Sunday, March 02, 2008

No mere mortal can resist

The weather in Seattle has been doing this false-spring thing that happens almost every February: for a week, maybe two, the days are suddenly glorious, sunny, with temperatures nearing 60 degrees. The branch tips of all the ornamental cherry trees on my block are misted in pink; random crocuses erupt from the lawn at Bagley Elementary. And everybody responds in pretty much the same time-honored way: by running around outside like ninnies, wearing as little clothing as possible. This ensures that everyone gets a good head cold going just in time for it to start raining again, which it will do until June.

But it isn't raining yet. This week I reaped another one of spring's rewards, when I pulled on a lightweight jacket I hadn't worn in nearly six months, put my hand in the pocket, and discovered both a cheap stretchy headband I'd been missing, and my favorite sunglasses, which I'd long assumed had been left in god only knows what coffee shop. Hurray! I hoped that maybe there'd be a forgotten $20 bill in the other pocket, but my luck did not extend quite that far. Oh well.

To take advantage of today's sun (and, no doubt, to bring the rain around forthwith), I went up to the coin-op car wash near my house, to give the Cherry Bomb a good scrubbing. The place was packed, nearly every stall full. The car wash backs onto a residential alley, and so there are multiple signs posted over the wax guns and vaccum hoses: No Loud Music. But that hadn't deterred the guy parked dead center at the vacuum island, all four doors open, blasting his album of choice: Thriller.

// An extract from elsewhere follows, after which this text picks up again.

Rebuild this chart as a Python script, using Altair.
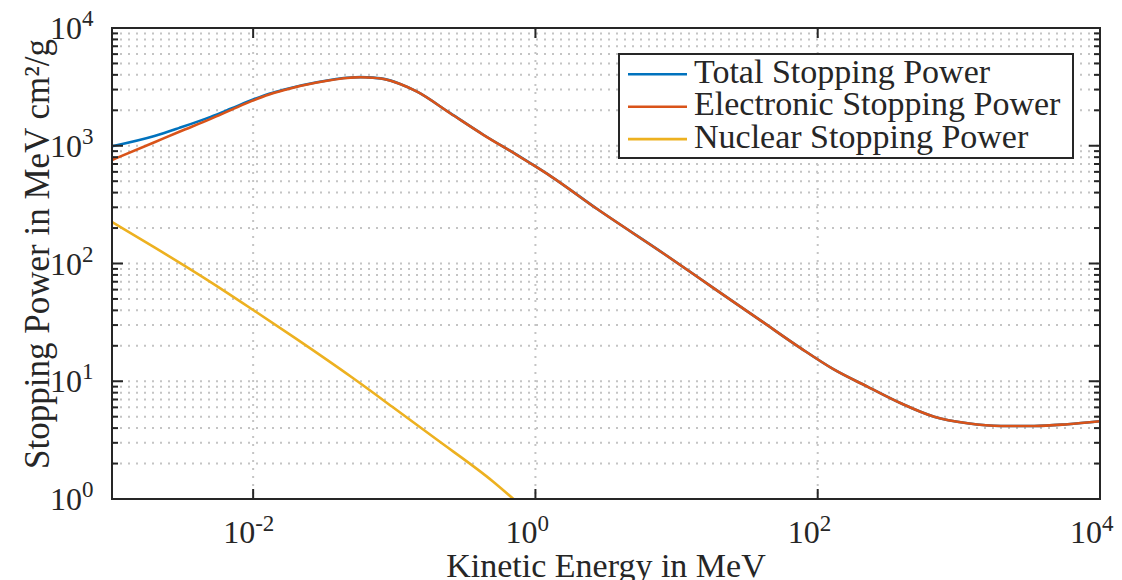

Oh, Thriller. The good old days, man, before Michael Jackson lost his entire mind. Just a couple weeks ago, Krispy pointed out to me that it's been 25 years since that album came out, a number that seems impossible. Likewise, I can't conceive of a pop-cultural moment that could so entirely capture the entire freaking planet today. At the height of Thriller's prominence, Mom, Sis, and I each had a copy--a cassette for the car, vinyl to be played indoors on the Good Stereo in the living room. My dad favored Eddie Van Halen's guitar licks on Beat It, and he labored in vain, for what seemed like years, to master the moonwalk. "Is this it? I'm doing it! Am I doing it?" he'd ask, shuffling backwards across the kitchen in his yellow work boots. (And...no, Dad. Sorry. That wasn't it. No, not that time either.) I remember when the Thriller video--puffing itself up a bit as a Short Film--premiered on MTV, a watershed event in itself, because Jackson was one of the first, if not the first, black artist to appear on the network. Yeah, go back and look at that sentence again; I typed it, I lived it, and it's unfathomably remote to me: MTV's Jim Crow period, coinciding with my lifetime. Anyway...MTV aired it every hour on the hour, for the first day or weekend or whatever...and I was incensed because we had to go visit my great aunt, and she didn't have anything as highfalutin' as cable. I missed three or four airings! My seventh-grade cool cred was suffering blow after blow!

So. Thriller at the car wash. Vincent Price rapped, and I couldn't see the other patrons in their respective car-wash cubbies, but...I can't have been the only one, I can't, to have been doing a little zombie shuffle-stomp, my sneakers slapping in the collected puddles of rinse-water and lime-green tire dressing as I wielded the foam brush.

We were up to Billie Jean, by the time I pulled alongside the guy by the vacuum station and set to work buffing with an old beach towel. Sadly, the buckled pavement did not light up underneath my feet, or his. Dude was taking his time, babying his car with about half a dozen bottles of different automotive unguents and potions at his feet. He was kind of a ridiculous specimen, on sight: tiger-striped (!) doo rag, mobile-phone ear bud hooked over his right ear. Not old enough, I don't think, to remember this album from the first time around. "Is my music too loud?" he asked me politely, and only now am I wondering if he asked me this because he thought I was old. Too old for loud, too old to jam.

"No--I love it!" I blurted helplessly. Quite the contrary, my ironic friend. It was taking everything I had not to outright shake my ass to the good old non-insane King of Pop, younger then than I am now. Yikes, man. It's all turned out quite a lot scarier than Quincy Jones ever anticipated, I expect. But oh, the memories. That album, raising the dead for the express purpose of getting down.